Enhancing Pathogen-specific Memory CD8+ T cell Responses in Vivo

Abstract Memory CD8+ T cells are essential adaptive effector cells of immune defenses because they are extremely efficient at sensing intracellular pathogens and tumors. The chief effector feature of CD8+ T cells is their ability to recognize and kill infected and “abnormal” cells but they also produce multiple effector cytokines and chemokines that contribute to orchestrate protective immune responses. The cellular and molecular stepwise mechanisms by which memory CD8+ T cells in vaccinated hosts are reactivated and mediate protection is not well understood. Answering to this question has the potential to lead to novel strategies to harness or redirect the power of CD8+ T cells to the benefit of the host in many therapeutic contexts. Over the years, using mice immunized with the intracellular bacterium Listeria monocytogenes (Lm) as model, we have contributed to show that during recall infection, vaccine-induced memory CD8+ T cells quickly sense sets of inflammatory cytokines released from various antigen-presenting cells (APCs), which initiate a rapid effector program in the memory CD8+ T cells.
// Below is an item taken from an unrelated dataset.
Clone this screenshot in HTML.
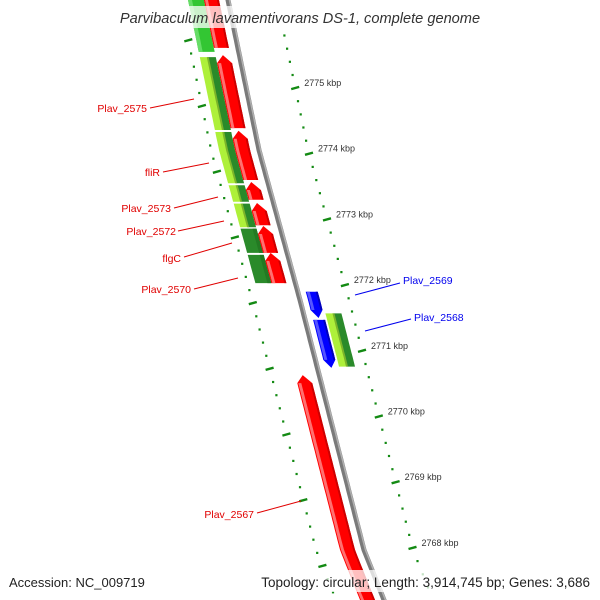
<!DOCTYPE html>
<html><head><meta charset="utf-8"><style>
html,body{margin:0;padding:0;background:#fff;}
svg{display:block;font-family:"Liberation Sans","DejaVu Sans",sans-serif;}
</style></head><body>
<svg id="map" width="600" height="600" viewBox="0 0 600 600" xmlns="http://www.w3.org/2000/svg">
<g id="tracks"></g>
<g id="genes"></g>
<g id="labels"></g>
<rect x="110" y="6" width="382" height="22" fill="#fff" opacity="0.75"/>
<text x="300" y="23" text-anchor="middle" font-size="14.6" font-style="italic" fill="#333">Parvibaculum lavamentivorans DS-1, complete genome</text>
<rect x="0" y="570" width="600" height="22" fill="#fff" opacity="0.75"/>
<text x="9" y="587" font-size="13" fill="#222">Accession: NC_009719</text>
<text x="590" y="587" text-anchor="end" font-size="13.5" fill="#222">Topology: circular; Length: 3,914,745 bp; Genes: 3,686</text>
</svg>
<script>
// ---- data (kbp) ----
var tickKbp = [2776, 2775, 2774, 2773, 2772, 2771, 2770, 2769, 2768, 2767];
var tickLabels = ["2776 kbp","2775 kbp","2774 kbp","2773 kbp","2772 kbp","2771 kbp","2770 kbp","2769 kbp","2768 kbp","2767 kbp"];
var geneNames  = ["", "Plav_2575", "fliR", "Plav_2573", "Plav_2572", "flgC", "Plav_2570", "Plav_2569", "Plav_2568", "Plav_2567"];
var geneStart  = [2775.61, 2774.39, 2773.60, 2773.30, 2772.91, 2772.49, 2772.03, 2771.50, 2770.74, 2767.00];
var geneEnd    = [2776.49, 2775.50, 2774.35, 2773.57, 2773.25, 2772.90, 2772.49, 2771.90, 2771.47, 2770.63];
var geneStrand = [1, 1, 1, 1, 1, 1, 1, -1, -1, 1];
var cogStart   = [2775.55, 2774.36, 2773.55, 2773.27, 2772.88, 2772.49, 2772.03, 2770.76];
var cogEnd     = [2776.49, 2775.47, 2774.33, 2773.52, 2773.24, 2772.86, 2772.46, 2771.57];
var cogType    = ["bright", "pair", "pair", "pair", "pair", "dark", "dark", "pair"];
var cogSide    = [-1, -1, -1, -1, -1, -1, -1, 1];

// ---- layout ----
var NS = "http://www.w3.org/2000/svg";
var anchorsY = [0, 150, 300, 550, 600];
var anchorsX = [228, 259, 300, 364, 384];
function bx(y){
  if (y <= anchorsY[0]) return anchorsX[0] + (y - anchorsY[0]) * 0.207;
  for (var i = 1; i < anchorsY.length; i++) {
    if (y <= anchorsY[i]) {
      var t = (y - anchorsY[i-1]) / (anchorsY[i] - anchorsY[i-1]);
      return anchorsX[i-1] + t * (anchorsX[i] - anchorsX[i-1]);
    }
  }
  var n = anchorsY.length - 1;
  return anchorsX[n] + (y - anchorsY[n]) * 0.4;
}
function yScale(k){ return 88 + (2775 - k) * 65.7; }
function mk(tag, attrs, parent){
  var e = document.createElementNS(NS, tag);
  for (var a in attrs) e.setAttribute(a, attrs[a]);
  parent.appendChild(e); return e;
}
function bandPts(y1, y2, o1, o2){
  var L = [], R = [];
  var n = Math.max(2, Math.ceil((y2 - y1) / 5));
  for (var i = 0; i <= n; i++) {
    var y = y1 + (y2 - y1) * i / n;
    L.push((bx(y) + o1).toFixed(1) + "," + y.toFixed(1));
    R.unshift((bx(y) + o2).toFixed(1) + "," + y.toFixed(1));
  }
  return L.concat(R);
}
var tracks = document.getElementById("tracks");
var genesG = document.getElementById("genes");
var labelsG = document.getElementById("labels");

// backbone
var bb = [];
for (var y = -10; y <= 610; y += 5) bb.push(bx(y).toFixed(1) + "," + y);
var bbl = mk("polyline", {points: bb.join(" "), fill: "none", stroke: "#7a7a7a", "stroke-width": 5}, tracks);


var bbh = mk("polyline", {points: bb.join(" "), fill: "none", stroke: "#b0b0b0", "stroke-width": 1.5, transform: "translate(1.5,0)"}, tracks);



// dotted tick tracks
function drawTrack(off, dy, withLabels, name){
  var g = mk("g", {}, tracks);
  
  
  var kMin = tickKbp[tickKbp.length - 1], kMax = tickKbp[0];
  for (var s = Math.round(kMin * 10); s <= Math.round(kMax * 10) + 5; s += 2) {
    var k = s / 10;
    var yy = yScale(k) + dy;
    if (yy < 28 || yy > 598) continue;
    var major = (s % 10 === 0);
    var cx = bx(yy) + off;
    if (major) {
      var d = mk("line", {x1: (cx - 4).toFixed(1), y1: (yy + 1.1).toFixed(1), x2: (cx + 4).toFixed(1), y2: (yy - 1.1).toFixed(1), stroke: "#138a13", "stroke-width": 2.4}, g);
      
      
    } else {
      var r = mk("rect", {x: (cx - 1).toFixed(1), y: (yy - 1).toFixed(1), width: 2.2, height: 2.2, fill: "#138a13"}, g);
      
      
    }
  }
  if (withLabels) {
    for (var i = 0; i < tickKbp.length; i++) {
      var yy2 = yScale(tickKbp[i]) + dy;
      if (yy2 < 40 || yy2 > 560) continue;
      var t = mk("text", {x: (bx(yy2) + off + 9).toFixed(1), y: (yy2 - 2).toFixed(1), "font-size": 9, fill: "#333"}, g);
      t.textContent = tickLabels[i];
      
      
    }
  }
}
drawTrack(-48, 18, false, "inner-tick-track");
drawTrack(49, 0, true, "outer-tick-track");

// COG colour track
for (var c = 0; c < cogStart.length; c++) {
  var y1 = yScale(cogEnd[c]), y2 = yScale(cogStart[c]);
  var base = cogSide[c] < 0 ? -40 : 22;
  var g = mk("g", {}, genesG);
  
  
  if (cogType[c] === "bright") {
    mk("polygon", {points: bandPts(y1, y2, base, base + 16).join(" "), fill: "#33c633"}, g);
    mk("polygon", {points: bandPts(y1, y2, base, base + 4).join(" "), fill: "#66dd66"}, g);
  } else if (cogType[c] === "pair") {
    mk("polygon", {points: bandPts(y1, y2, base, base + 8).join(" "), fill: "#aef03a"}, g);
    mk("polygon", {points: bandPts(y1, y2, base + 8, base + 16).join(" "), fill: "#2a8a2a"}, g);
    mk("polygon", {points: bandPts(y1, y2, base + 7, base + 9).join(" "), fill: "#7bb42a"}, g);
  } else {
    mk("polygon", {points: bandPts(y1, y2, base, base + 16).join(" "), fill: "#2a8a2a"}, g);
    mk("polygon", {points: bandPts(y1, y2, base + 12, base + 16).join(" "), fill: "#237a23"}, g);
  }
}

// genes
for (var i = 0; i < geneNames.length; i++) {
  var y1 = yScale(geneEnd[i]), y2 = yScale(geneStart[i]);
  var fwd = geneStrand[i] > 0;
  var o1 = fwd ? -24 : 8, o2 = fwd ? -9 : 20;
  var main = fwd ? "#ff0000" : "#0000ff", light = fwd ? "#ff7070" : "#5555ff", dark = fwd ? "#cc0000" : "#0000bb";
  var head = 8;
  var g = mk("g", {}, genesG);
  
  
  var pts;
  if (fwd) {
    var b = bandPts(y1 + head, y2, o1, o2);
    var tipY = y1, tipX = bx(y1) + (o1 + o2) / 2;
    pts = b.concat([tipX.toFixed(1) + "," + tipY.toFixed(1)]);
    mk("polygon", {points: pts.join(" "), fill: main}, g);
    mk("polygon", {points: bandPts(y1 + head, y2, o1 + 1, o1 + 4).join(" "), fill: light}, g);
    mk("polygon", {points: bandPts(y1 + head, y2, o2 - 2, o2).join(" "), fill: dark}, g);
  } else {
    var b2 = bandPts(y1, y2 - head, o1, o2);
    var tipY2 = y2, tipX2 = bx(y2) + (o1 + o2) / 2;
    var half = b2.length / 2;
    pts = b2.slice(0, half).concat([tipX2.toFixed(1) + "," + tipY2.toFixed(1)]).concat(b2.slice(half));
    mk("polygon", {points: pts.join(" "), fill: main}, g);
    mk("polygon", {points: bandPts(y1, y2 - head, o1 + 1, o1 + 4).join(" "), fill: light}, g);
    mk("polygon", {points: bandPts(y1, y2 - head, o2 - 2, o2).join(" "), fill: dark}, g);
  }
}

// labels (leader lines)
var labelDefs = [
  ["Plav_2575", 147, 112, 150, 108, 194, 99, "#e00000", "end"],
  ["fliR", 160, 176, 163, 172, 209, 163, "#e00000", "end"],
  ["Plav_2573", 171, 212, 174, 208, 218, 197, "#e00000", "end"],
  ["Plav_2572", 176, 235, 178, 231, 224, 221, "#e00000", "end"],
  ["flgC", 181, 262, 184, 257, 232, 243, "#e00000", "end"],
  ["Plav_2570", 191, 293, 194, 289, 238, 278, "#e00000", "end"],
  ["Plav_2569", 403, 284, 400, 283, 355, 295, "#0000ee", "start"],
  ["Plav_2568", 414, 321, 411, 319, 365, 331, "#0000ee", "start"],
  ["Plav_2567", 254, 518, 257, 513, 301, 501, "#e00000", "end"]
];
labelDefs.forEach(function(d){
  var ln = mk("line", {x1: d[3], y1: d[4], x2: d[5], y2: d[6], stroke: d[7], "stroke-width": 1}, labelsG);
  
  
  var t = mk("text", {x: d[1], y: d[2], "font-size": 10.5, fill: d[7], "text-anchor": d[8]}, labelsG);
  t.textContent = d[0];
  
  
});
</script>
</body></html>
This includes notably the secretion of the potent immunomodulatory cytokine IFN which further signals and activates microbicidal functions inside phagocytes, a necessary process for efficient protection of vaccinated hosts. Yet, IFN is secreted to similar extent whether cognate T cell antigens are present or not. Protection, however, is antigen-specific, suggesting that other factors distinct from memory CD8+ T cell-derived IFN account for IFN-mediated protection. This proposal investigates these factors and their regulation in the memory CD8+ T cells, which APCs provide cognate antigen to the memory CD8+ T cells during recall infection and the dynamic interactions of memory CD8+ T cells and killer phagocytes using cutting-edge intravital imaging approaches. Finally, we will also dissect the mechanisms of IFN-dependent cell-autonomous defenses that are triggered inside activated phagocytes. We predict successful completion of the proposed work will have a broad impact in the field of T cell biology and vaccines, and potentially important therapeutic implications.